In a landmark ruling, the Supreme Court of Mauritius has declared the country’s ban on same-sex intimacy ‘discriminatory’ and ‘unconstitutional’.
The case was brought by Abdool Ridwan Firaas Ah Seek, the president of the local LGBT+ organization Collectif Arc-en-Ciel, with support from the Human Dignity Trust in London.
Abdool sought to challenge the constitutionality of Section 250 of the Mauritian Criminal Code, a colonial-era provision that criminalized consensual adult same-sex relations, punishable by up to five years in prison.
Pliny Soocoormanee, a gay Mauritian and Executive Officer at the human rights organization the Peter Tatchell Foundation, said he was ‘overjoyed’ at the decision.
Pliny said, “I am overjoyed that after 185 years of LGBTs being criminalized in Mauritius, this homophobic law has finally come to an end. We were never asking for special treatment – just equality and respect. Mauritius may be small but the message this sends to the world is huge criminalization in every country that belongs in the past. As a gay Mauritian, this day will live with me forever.”

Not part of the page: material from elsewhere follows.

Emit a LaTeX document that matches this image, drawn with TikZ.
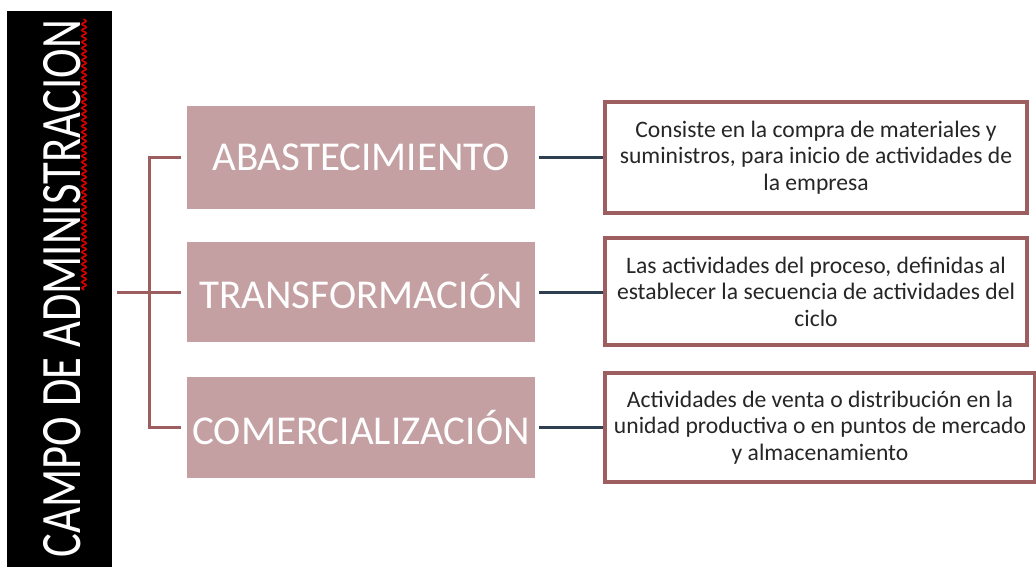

In its judgment, delivered on Wednesday, the Supreme Court emphasized that Mauritius is a democratic secular state, finding no justifiable reason for the state to intrude into the private lives of LGBT+ individuals.
The judges further acknowledged that the plaintiff’s sexual orientation is “natural and innate… cannot be altered and is a natural variant of his sexuality.”
The court unequivocally ruled that Section 250 (1) of the criminal code is discriminatory and unconstitutional as “it criminalizes the only natural way for him and other homosexual men to have sexual intercourse, whereas heterosexual men are permitted the right to have sexual intercourse in a way which is natural to them.”